Rupture imaging of the M w 7.9 12 May 2008 Wenchuan earthquake from back projection of teleseismic P waves

The M w 7.9 Wenchuan earthquake of 12 May 2008 was the most destructive Chinese earthquake since the 1976 Tangshan event. Tens of thousands of people were killed, hundreds of thousands were injured, and millions were left homeless. Here we infer the detailed rupture process of the Wenchuan earthquake by back‐projecting teleseismic P energy from several arrays of seismometers. This technique has only recently become feasible and is potentially faster than traditional finite‐fault inversion of teleseismic body waves; therefore, it may reduce the notification time to emergency response agencies. Using the IRIS DMC, we collected 255 vertical component broadband P waves at 30–95° from the epicenter. We found that at periods of 5 s and greater, nearly all of these P waves were coherent enough to be used in a global array. We applied a simple down‐sampling heuristic to define a global subarray of 70 stations that reduced the asymmetry and sidelobes of the array response function (ARF).

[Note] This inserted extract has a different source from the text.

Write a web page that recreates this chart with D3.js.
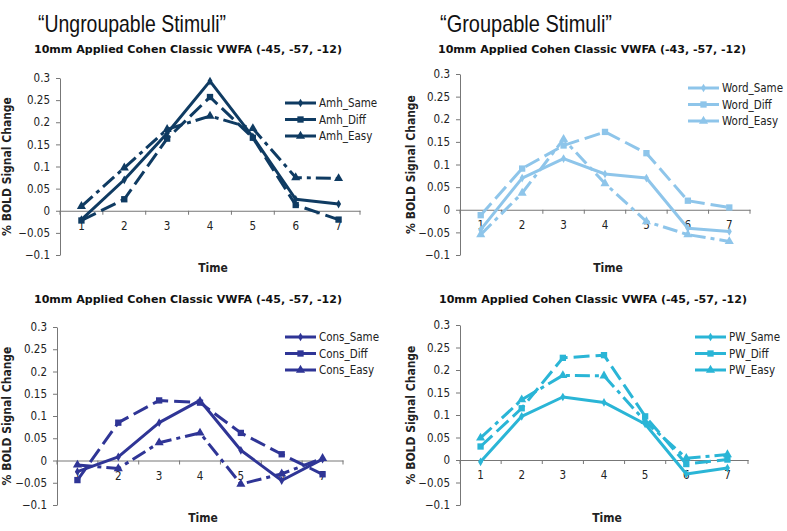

We also considered three regional subarrays of seismometers in Alaska, Australia, and Europe that had apertures less than 30° and P waves that were coherent to periods as short as 1 s. Individual ARFs for these subarrays were skewed toward the subarrays; however, the linear sum of the regional subarray beams at 1 s produced a symmetric ARF, similar to that of the groomed global subarray at 5 s. For both configurations we obtained the same rupture direction, rupture length, and rupture time. We found that the Wenchuan earthquake had three distinct pulses of high beam power at 0, 23, and 57 s after the origin time, with the pulse at 23 s being highest, and that it ruptured unilaterally to the northeast for about 300 km and 110 s, with an average speed of 2.8 km/s. It is possible that similar results can be determined for future large dip‐slip earthquakes within 20–30 min of the origin time using relatively sparse global networks of seismometers such as those the USGS uses to locate earthquakes in near–real time.